About a month ago I made some changes to my server:
- Upgrade to pve8
- installed Intel A380
- Upgraded BIOS
- enabled Resizable Bar
- enabled SR-IOV
Both SSDs SMART values look fine and have only 2% and 3% wear with a 24TB difference (109TB vs.133TB). (Bought them 2 years ago)
I think the difference in TBW indicates that the problem persists longer than the changes I made a month ago.
Memtest ran fine multiple times.
Right now everything still works fine.
Is there any way to salvage this?
As I see it there already is data loss and replacing one drive after another and resilvering would not get clean pool again.
I could ditch both VMs 105 and 110 and delete the file in LXC 109 as there is no important data.

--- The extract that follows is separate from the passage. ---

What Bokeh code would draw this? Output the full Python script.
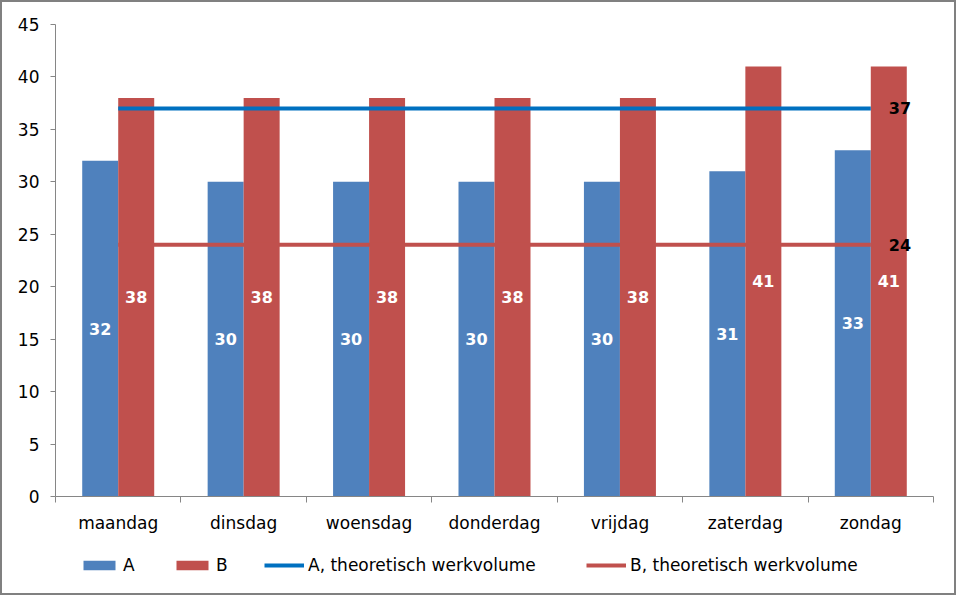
from bokeh.plotting import figure
from bokeh.layouts import column
from bokeh.models import ColumnDataSource, FixedTicker, Legend, LegendItem, Range1d, Label
from bokeh.core.properties import value
from bokeh.embed import file_html
from bokeh.resources import INLINE

days = ["maandag", "dinsdag", "woensdag", "donderdag", "vrijdag", "zaterdag", "zondag"]
a_vals = [32, 30, 30, 30, 30, 31, 33]
b_vals = [38, 38, 38, 38, 38, 41, 41]
a_theo = 37
b_theo = 24
y_ticks = [0, 5, 10, 15, 20, 25, 30, 35, 40, 45]
legend_labels = ["A", "B", "A, theoretisch werkvolume", "B, theoretisch werkvolume"]

FONT = "DejaVu Sans"
BLUE = "#4F81BD"
RED = "#C0504D"
LINE_BLUE = "#0070C0"
GREY = "#868686"

n = len(days)
centers = [i + 0.5 for i in range(n)]
bw = 0.287

src = ColumnDataSource(dict(
    xa=[c - bw / 2 for c in centers],
    xb=[c + bw / 2 for c in centers],
    a=a_vals, b=b_vals,
    ya=[v / 2 for v in a_vals], yb=[v / 2 for v in b_vals],
    la=[str(v) for v in a_vals], lb=[str(v) for v in b_vals],
    xc=centers,
    at=[a_theo] * n, bt=[b_theo] * n,
))

p = figure(width=952, height=538, output_backend="svg", toolbar_location=None,
           x_range=Range1d(0, n), y_range=Range1d(0, 45),
           min_border_left=53, min_border_right=21, min_border_top=22, min_border_bottom=44)
p.outline_line_color = None
p.xgrid.visible = False
p.ygrid.visible = False

ra = p.vbar(x="xa", top="a", width=bw, source=src, fill_color=BLUE, line_color=None)
rb = p.vbar(x="xb", top="b", width=bw, source=src, fill_color=RED, line_color=None)
rla = p.line(x="xc", y="at", source=src, line_color=LINE_BLUE, line_width=4)
rlb = p.line(x="xc", y="bt", source=src, line_color=RED, line_width=4)

p.text(x="xa", y="ya", text="la", source=src, text_color="white", text_font=value(FONT),
       text_font_style="bold", text_font_size="16px", text_align="center", text_baseline="middle")
p.text(x="xb", y="yb", text="lb", source=src, text_color="white", text_font=value(FONT),
       text_font_style="bold", text_font_size="16px", text_align="center", text_baseline="middle")

for v in (a_theo, b_theo):
    p.add_layout(Label(x=centers[-1], y=v, text=str(v), x_offset=18, text_font=FONT,
                       text_font_style="bold", text_font_size="16px", text_color="black",
                       text_baseline="middle", text_align="left"))

# y axis
p.yaxis.ticker = FixedTicker(ticks=y_ticks)
p.yaxis.axis_line_color = GREY
p.yaxis.major_tick_line_color = GREY
p.yaxis.major_tick_out = 5
p.yaxis.major_tick_in = 0
p.yaxis.minor_tick_line_color = None
p.yaxis.major_label_text_font = FONT
p.yaxis.major_label_text_font_size = "17px"
p.yaxis.major_label_text_color = "black"
p.yaxis.major_label_standoff = 11

# x axis
p.xaxis.ticker = FixedTicker(ticks=centers, minor_ticks=list(range(n + 1)))
p.xaxis.major_label_overrides = {c: d for c, d in zip(centers, days)}
p.xaxis.axis_line_color = GREY
p.xaxis.major_tick_line_color = None
p.xaxis.minor_tick_line_color = GREY
p.xaxis.minor_tick_out = 6
p.xaxis.minor_tick_in = 0
p.xaxis.major_label_text_font = FONT
p.xaxis.major_label_text_font_size = "17px"
p.xaxis.major_label_text_color = "black"
p.xaxis.major_label_standoff = 10

# legend strip: same series, drawn far outside this strip's visible range, used as swatches
lg = figure(width=952, height=53, output_backend="svg", toolbar_location=None,
            x_range=Range1d(0, n), y_range=Range1d(1000, 1001),
            x_axis_location=None, y_axis_location=None,
            min_border_left=0, min_border_right=0, min_border_top=0, min_border_bottom=0)
lg.grid.visible = False
lg.outline_line_color = None
ga = lg.vbar(x="xa", top="a", width=bw, source=src, fill_color=BLUE, line_color=None)
gb = lg.vbar(x="xb", top="b", width=bw, source=src, fill_color=RED, line_color=None)
gla = lg.line(x="xc", y="at", source=src, line_color=LINE_BLUE, line_width=4)
glb = lg.line(x="xc", y="bt", source=src, line_color=RED, line_width=4)

for rend, lab, xloc in zip([ga, gb, gla, glb], legend_labels, [24, 117, 209, 531]):
    leg = Legend(items=[LegendItem(label=lab, renderers=[rend])],
                 orientation="horizontal", border_line_color=None, background_fill_alpha=0,
                 label_text_font=FONT, label_text_font_size="17px", label_text_color="black",
                 glyph_width=40, glyph_height=12, label_standoff=4, padding=0, margin=0,
                 location=(xloc, 18))
    lg.add_layout(leg)

layout = column(p, lg, spacing=0,
                styles={"border": "2px solid #808080", "background-color": "white"})

open("out.html", "w").write(file_html(layout, INLINE))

But I do not understand what these errors mean:
Code:
<0x70>:<0x7e43f>
<0x70>:<0x7e4c3>
<0x70>:<0x7aac5>
<0x70>:<0x7e4d5>
I backed up all my VMs and LXCs I care about on my HDD-pool via the proxmox backup server i mentioned earlier.
There is no encryption on my pools or my backup.
My plan I thought of is:
- Backup VMs/LXCs again
- Backup pve configs to pbs lxc
- Remove old SSDs
- Install Proxmox on new SSDs
- Import HDD-Pool
- Create pbs LXC with the same config/mount point as before.
- restore pve
- restore VMs/LXC
What paths are needed for a pve backup?
Right now I would backup:
- /etc
- /var
- /root
- /opt
- /boot
- installed apt packages and repos
Will this work or am I missing something?
Or is this idea stupid and there is a better/easier way?
Thanks in advance!